“Through her Spanish temperament, her French education and her sympathy for Germany, she combines characteristics of differen nationalities in a way that one cannot identify her with a single country. Arts are the fatherland she chose and loves.” It strikes me again how generously Franz Liszt praised female composers of his time and how much he tried to promote their careers. Pauline Viardot-Garcia is the name of the composer that Liszt had in mind when he wrote these lines. She lived between 1821 and 1910 and she worked as a mezzo-soprano opera singer, a pianist, a composer, a music teacher, an editor and a painter, in short, she had multiple talents and of course her career as a composer is of interest to us today.
In 1867 she published a set of six most charming pieces for violin and piano under the title “Six Morceaux” (Six pieces); they were dedicated to her son Paul. The work has been attributed the catalogue number VWV 3003, the catalogue being itself a work in progress, coordinated by the Hochschule für Musik und Theater in Hamburg. The six pieces are called Romance, Bohémienne, Berceuse, Mazourke, Vieille Chanson and Tarantelle. The six pieces are by no means overly sophisticated or ambitious compositions. They stand in the tradition of the “musique de salon”, short, entertaining piece to be performed in the intimate circle of friends or relatives, the “salons” (living rooms) of the Paris society.
The Spanish temperament becomes apparent in the “Bohémienne” which reminds me of Pablo Sarasate’s dances, and another piece I really like well, is the “Vieille Chanson” (Old Song). A little melancholy set to music, very much to the taste of the French ladies in the middle of the 19th century, well suited as the framework of a reading of let’s say poems by Théophile Gautier. The association with Gautier here is no coincidence. Berlioz was at times inspired by hos works and so was Viardot who set to music some of his poems. “Six Morceaux” has been recorded by Sara Chenal (violin) and Jean-Pierre Ferey (piano).
Songs and stage music
Viardot grew up in a family of musicians, she was a sister of the mezzo-soprano singer Maria Malibran who rose to fame through her appearance in Donizetti’s and Rossini’s operas. She was also a friend of Clara Wieck a student of Liszt. Viardot wrote more than 250 pieces, mainly songs for one or more voices, chamber music, piano solo works and stage music i.e. operettes which she directed herself.
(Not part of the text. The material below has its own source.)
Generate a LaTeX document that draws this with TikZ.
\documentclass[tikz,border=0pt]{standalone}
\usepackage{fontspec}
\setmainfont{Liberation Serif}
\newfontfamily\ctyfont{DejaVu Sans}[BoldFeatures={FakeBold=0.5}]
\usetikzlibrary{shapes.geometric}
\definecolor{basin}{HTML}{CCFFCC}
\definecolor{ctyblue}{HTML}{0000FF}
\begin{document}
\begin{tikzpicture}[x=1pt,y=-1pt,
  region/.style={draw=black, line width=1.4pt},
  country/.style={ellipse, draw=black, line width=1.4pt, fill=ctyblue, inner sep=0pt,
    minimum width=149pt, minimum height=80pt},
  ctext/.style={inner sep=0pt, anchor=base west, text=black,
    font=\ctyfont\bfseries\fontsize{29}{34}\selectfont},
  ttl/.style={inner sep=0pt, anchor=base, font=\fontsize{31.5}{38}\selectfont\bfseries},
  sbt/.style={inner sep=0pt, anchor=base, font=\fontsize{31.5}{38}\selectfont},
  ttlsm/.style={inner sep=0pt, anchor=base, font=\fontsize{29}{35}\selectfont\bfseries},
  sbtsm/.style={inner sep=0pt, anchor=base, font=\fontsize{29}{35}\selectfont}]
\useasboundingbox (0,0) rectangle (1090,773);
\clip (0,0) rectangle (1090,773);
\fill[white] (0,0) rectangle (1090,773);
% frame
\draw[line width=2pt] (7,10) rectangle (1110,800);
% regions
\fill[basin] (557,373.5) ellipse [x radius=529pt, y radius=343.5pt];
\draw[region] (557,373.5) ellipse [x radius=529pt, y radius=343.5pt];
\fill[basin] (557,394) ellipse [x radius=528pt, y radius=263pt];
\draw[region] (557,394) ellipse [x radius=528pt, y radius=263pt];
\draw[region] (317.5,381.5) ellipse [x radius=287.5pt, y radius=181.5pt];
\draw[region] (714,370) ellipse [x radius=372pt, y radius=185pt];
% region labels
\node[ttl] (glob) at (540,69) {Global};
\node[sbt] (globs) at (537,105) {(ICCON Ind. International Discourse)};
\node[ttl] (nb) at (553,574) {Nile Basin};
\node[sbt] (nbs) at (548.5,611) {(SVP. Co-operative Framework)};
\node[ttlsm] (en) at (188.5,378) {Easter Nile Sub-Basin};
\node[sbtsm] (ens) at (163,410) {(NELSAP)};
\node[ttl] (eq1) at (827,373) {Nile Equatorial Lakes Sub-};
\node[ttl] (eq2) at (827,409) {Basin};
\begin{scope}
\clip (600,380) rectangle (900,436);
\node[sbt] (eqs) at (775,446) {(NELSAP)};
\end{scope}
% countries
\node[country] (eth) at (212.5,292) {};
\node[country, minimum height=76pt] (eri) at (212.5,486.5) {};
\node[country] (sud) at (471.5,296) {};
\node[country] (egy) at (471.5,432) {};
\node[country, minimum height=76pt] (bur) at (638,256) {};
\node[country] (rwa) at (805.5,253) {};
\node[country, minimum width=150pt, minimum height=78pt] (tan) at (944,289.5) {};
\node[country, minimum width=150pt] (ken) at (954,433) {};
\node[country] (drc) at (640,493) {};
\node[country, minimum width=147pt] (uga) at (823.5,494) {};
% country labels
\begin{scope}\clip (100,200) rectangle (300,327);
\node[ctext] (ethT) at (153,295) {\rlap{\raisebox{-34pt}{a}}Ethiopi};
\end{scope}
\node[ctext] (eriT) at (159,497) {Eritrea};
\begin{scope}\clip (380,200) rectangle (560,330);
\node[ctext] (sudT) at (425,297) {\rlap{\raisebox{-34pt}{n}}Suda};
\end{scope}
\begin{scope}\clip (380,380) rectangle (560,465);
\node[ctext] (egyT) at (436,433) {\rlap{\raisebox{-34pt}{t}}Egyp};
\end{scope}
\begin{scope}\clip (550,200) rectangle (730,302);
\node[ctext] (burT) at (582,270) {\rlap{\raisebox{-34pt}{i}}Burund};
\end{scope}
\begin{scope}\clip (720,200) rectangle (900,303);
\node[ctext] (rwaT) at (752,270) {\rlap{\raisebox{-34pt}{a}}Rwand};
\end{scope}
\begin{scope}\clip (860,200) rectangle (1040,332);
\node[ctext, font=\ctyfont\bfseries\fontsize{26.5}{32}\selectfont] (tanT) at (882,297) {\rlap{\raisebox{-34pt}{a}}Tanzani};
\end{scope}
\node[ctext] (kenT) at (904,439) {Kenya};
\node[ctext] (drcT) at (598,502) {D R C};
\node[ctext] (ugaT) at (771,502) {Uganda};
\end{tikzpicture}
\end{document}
She celebrated her own stage debut in 1839 in the role of Desdemona in Rossini’s “Otello”. She ended her opera career in 1863 with the main part Orpheus in Gluck’s opera “Orphée”, rearranged by Hector Berlioz specifically to suit Viardot’s voice.
When she published the sonatas she lived in Baden-Baden, on the border between France and Germany. Her family had left Paris to escape the regime of Napoleon III and returned only after the end of the French-Prussian War in 1870/71 after a brief stint to London. Her latest composition goes back to 1906, a piano piece “Danse populaire espagnole”. She was 75 then and could look back on an important contribution to French music. Her career shows a number of things that did not seem evident at the time and do not seem evident to some in our days: Women can compose. Woman can compose a lot and be successful. Women can have an artistic career on their own without being dependent on a husband. Women can do anything that men can do.